Meskipun kebiasaan Allah itu ajeg dalam arti terjadi terus menerus secara konsisten hingga saintis menyebutnya sebagai hukum alam, namun bagi para teolog Ahlussunnah itu tidak membuktikan bahwa api atau makanan mempunyai kuasa mandiri dalam dirinya sendiri untuk menyebabkan terbakar atau kenyang. Relasi api dan terbakar dalam perspektif akidah Ahlussunnah adalah relasi kebersamaan, bukan relasi sebab dan akibat yang harus terjadi.
Karena hanya bersifat kebiasaan (sunnatullah), maka sangat mungkin bila Allah berkehendak berbeda dari biasanya tanpa ada kesulitan apapun atau terikat dengan aturan main (hukum alam) apa pun. Kehendak Allah yang tidak seperti biasa ini terlihat dalam mukjizat para Nabi, karamah para wali atau kadang ma'unah bagi orang biasa yang dikehendaki Allah.
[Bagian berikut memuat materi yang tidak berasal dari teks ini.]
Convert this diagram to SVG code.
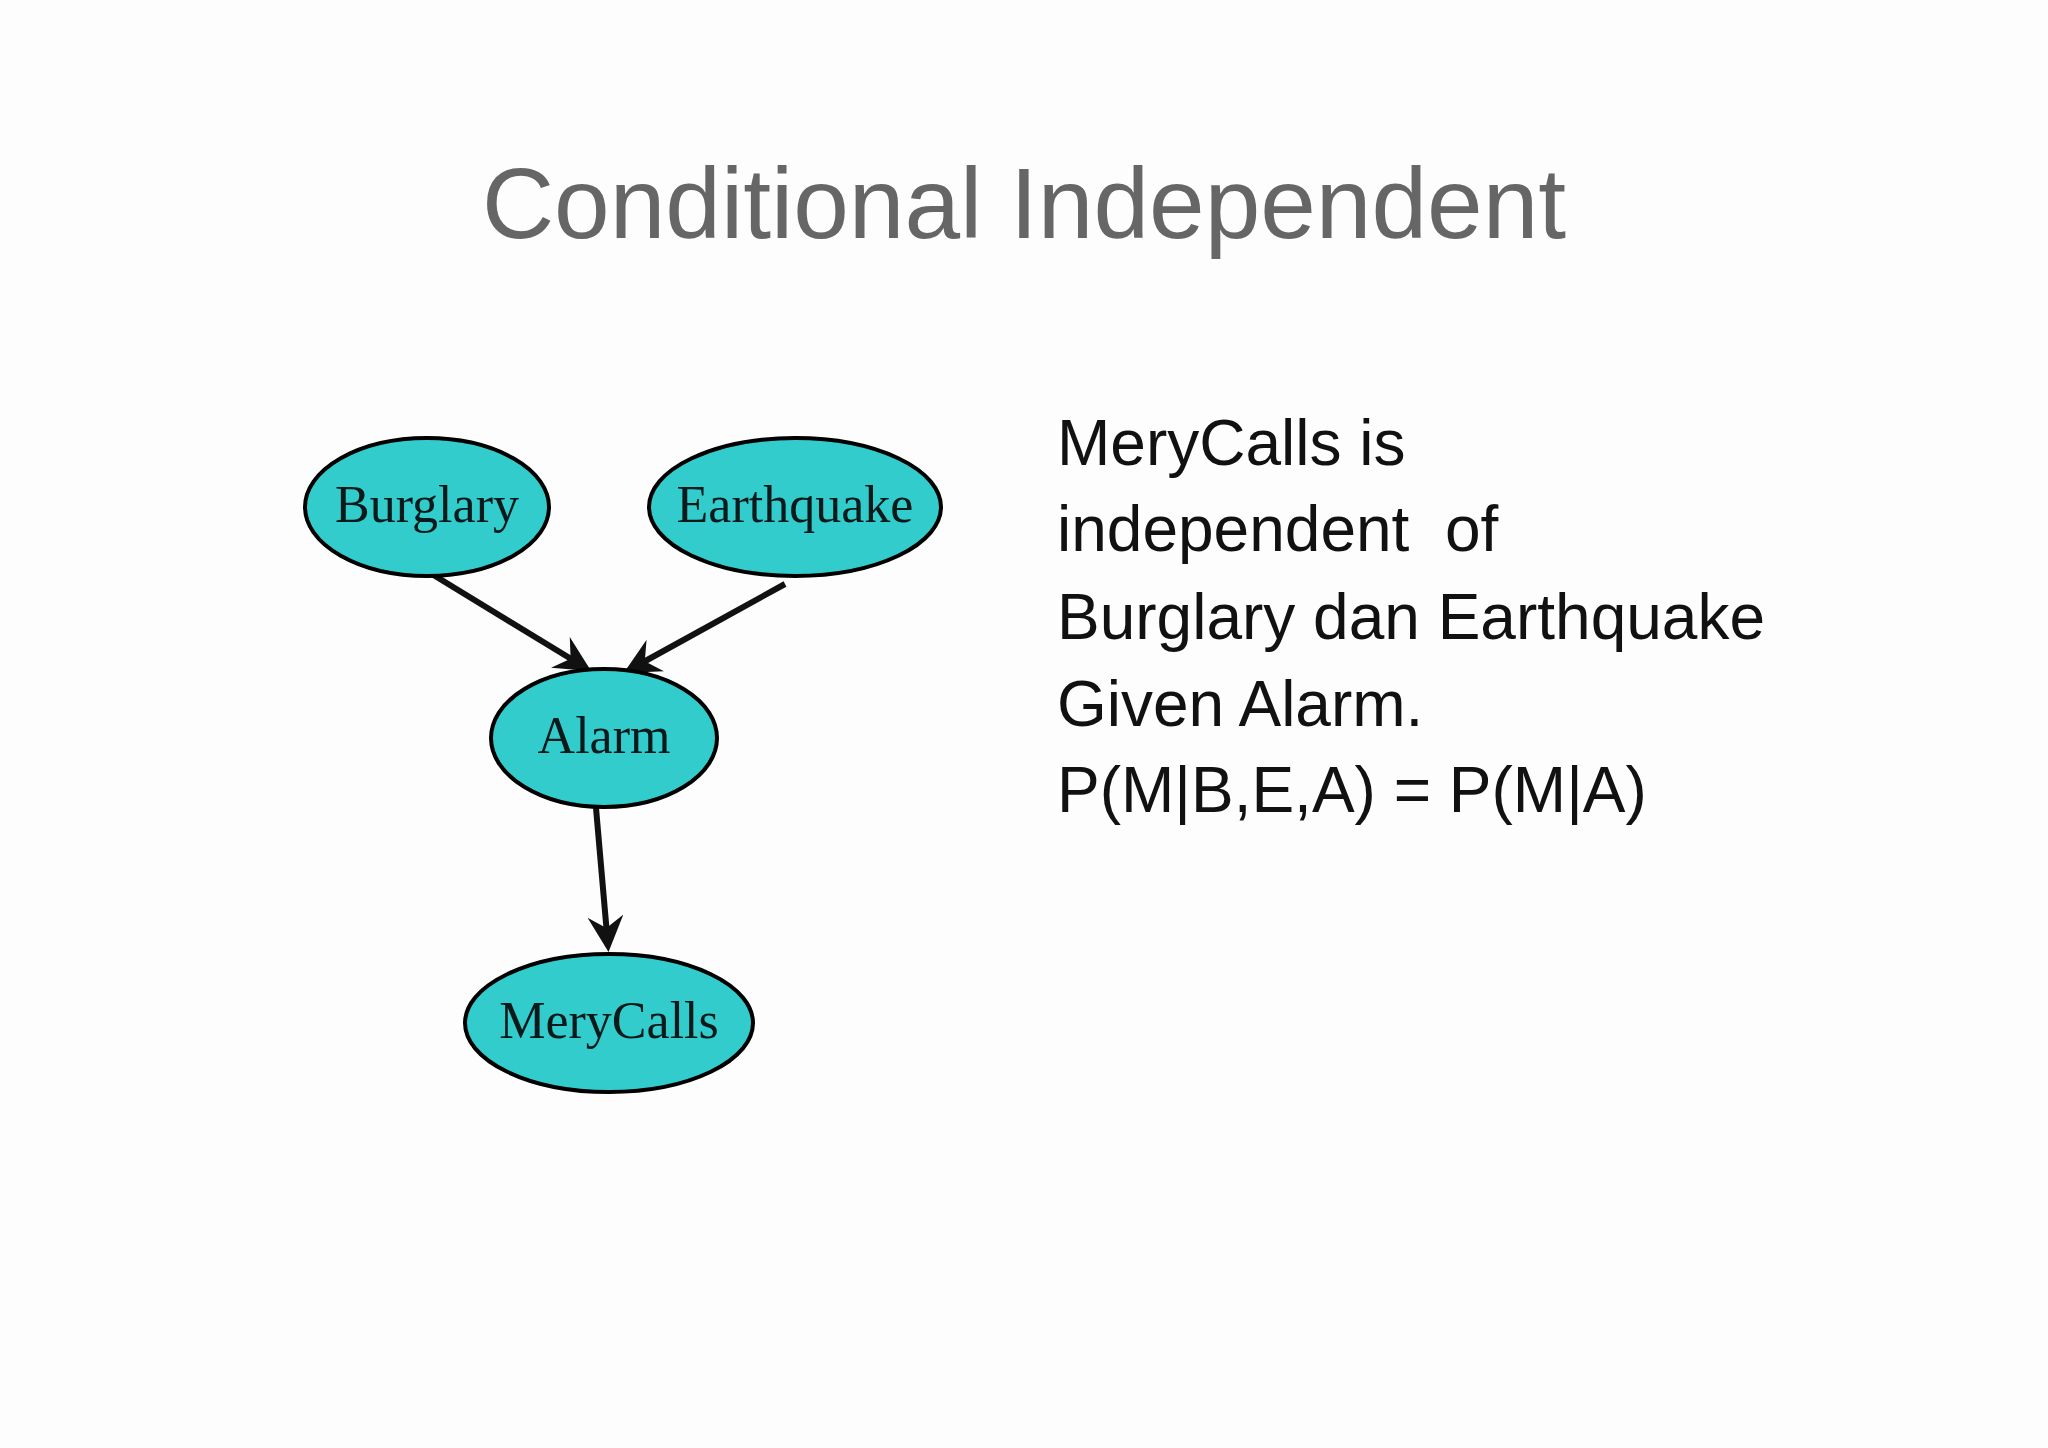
<svg xmlns="http://www.w3.org/2000/svg" width="2048" height="1448" viewBox="0 0 2048 1448">
<style>
.n{fill:#33cccc;stroke:#000;stroke-width:4}
.l{font-family:"Liberation Serif",serif;font-size:52px;fill:#0a1a1a;text-anchor:middle}
.b{font-family:"Liberation Sans",Arial,sans-serif;font-size:64px;fill:#111}
.e{stroke:#111;stroke-width:6;fill:none;marker-end:url(#a)}
</style>
<defs><marker id="a" markerWidth="6" markerHeight="6" refX="5" refY="3" orient="auto" markerUnits="strokeWidth"><path d="M0,0 L6,3 L0,6 L2,3 z" fill="#111"/></marker></defs>
<rect width="2048" height="1448" fill="#fdfdfd"/>
<text x="1024" y="238" font-family="Liberation Sans,Arial,sans-serif" font-size="100" fill="#666" text-anchor="middle">Conditional Independent</text>
<g id="edges">
<line class="e" x1="422" y1="568" x2="586" y2="668"/>
<line class="e" x1="785" y1="584" x2="629" y2="670"/>
<line class="e" x1="596" y1="808" x2="608" y2="946"/>
</g>
<g id="burglary"><ellipse class="n" cx="427" cy="507" rx="122" ry="69"/><text class="l" x="427" y="522">Burglary</text></g>
<g id="earthquake"><ellipse class="n" cx="795" cy="507" rx="146" ry="69"/><text class="l" x="795" y="522">Earthquake</text></g>
<g id="alarm"><ellipse class="n" cx="604" cy="738" rx="113" ry="69"/><text class="l" x="604" y="753">Alarm</text></g>
<g id="merycalls"><ellipse class="n" cx="609" cy="1023" rx="144" ry="69"/><text class="l" x="609" y="1038">MeryCalls</text></g>
<g id="text">
<text class="b" x="1057" y="465">MeryCalls is</text>
<text class="b" x="1057" y="551" xml:space="preserve">independent  of</text>
<text class="b" x="1057" y="639">Burglary dan Earthquake</text>
<text class="b" x="1057" y="726">Given Alarm.</text>
<text class="b" x="1057" y="812">P(M|B,E,A) = P(M|A)</text>
</g>
</svg>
Tetapi bagi Syaikh Ibnu Taymiyah berbeda. Baginya, benda-benda seperti api atau makanan mempunyai kuasa sendiri dan karena itu dapat menjadi sebab terjadinya terbakar atau kenyang. Secara terang-terangan dalam hal ini ia mengakui berbeda pendapat dengan para pengikut Imam Malik, Imam Syafi'i dan Imam Ahmad yang notabene mayoritas ulama. Apakah ia mengikuti salaf bila demikian? Jelas tidak.
Dalam klaimnya, pendapatnya tersebut justru adalah apa yang dipahami oleh seluruh manusia dan juga sesuai dengan dalil sebab orang-orang tahunya bahwa terbakar disebabkan oleh adanya api dan kenyang disebabkan oleh makan makanan. Namun sebenarnya, kata Syaikh al-Buthi pendapat semacam ini adalah pendapat filsafat Aristotelian. Dengan demikian ada pengaruh filsafat dalam pemikiran beliau.
Soal dalil, justru dalil al-Qur'an jelas mendukung pendapat mayoritas ulama, bukan pendapat filsafat beliau itu. Simak saja misalnya pernyataan dalam al-Qur'an bahwa langit ditahan oleh Allah agar tidak runtuh (collapse). Bila misalnya kita sebut bahwa benda langit dan bumi punya kuasa mandiri berupa daya dorong dan gravitasi yang seimbang sehingga tetap terjaga di orbitnya, maka berarti sebenarnya Allah tidak punya peran apa pun. Perannya hanya seperti tukang jam yang merancang sistem pertama kali lalu tidak punya apa pun dalam gerak jam tersebut. Secara akidah, ini bermasalah serius meskipun dalam pembahasan ilmu empiris sisi ini biasanya tidak dibahas.
Sedikit menyimpang dari bahasan, dalam poin ini dapat dimengerti mengapa bagi ulama ahli hakikat, hal yang paling sulit dilakukan adalah melupakan Allah sebab yang terlihat dalam semua gerak semesta adalah Kuasa Allah. Kuasa Allah inilah yang dalam al-Qur'an sering disinggung dengan uangkapan bahwa dalam berbagai hal ada ayat-ayat (tanda kekuasaan) Allah. Ini pula lah level para Ulul Albab yang selalu mengingat Allah dalam setiap situasi dan berpikir tentang ciptaan Allah. Namun bila kita mengikuti filsafat Aristoteles yang diikuti oleh Syaikh Ibnu Taymiyah, nampaknya perlu menapak jalan terjal dan putaran berbelit-belit untuk sampai pada level ini sebab kuasa Allah dipindah menjadi kuasa benda-benda ciptaan Allah.
*Sekelumit hasil bacaan dan tambahan syarah pribadi atas uraian buku yang masih fresh (terbit 2020) karya Prof Dr Muhammad Salim Abu Ashi, mantan dekan Studi Pancasarjana Univ al-Azhar, yang berjudul "Ibnu Taymiyah Wa Naqdat Fil Aqidah". Catatan biar gak hilang.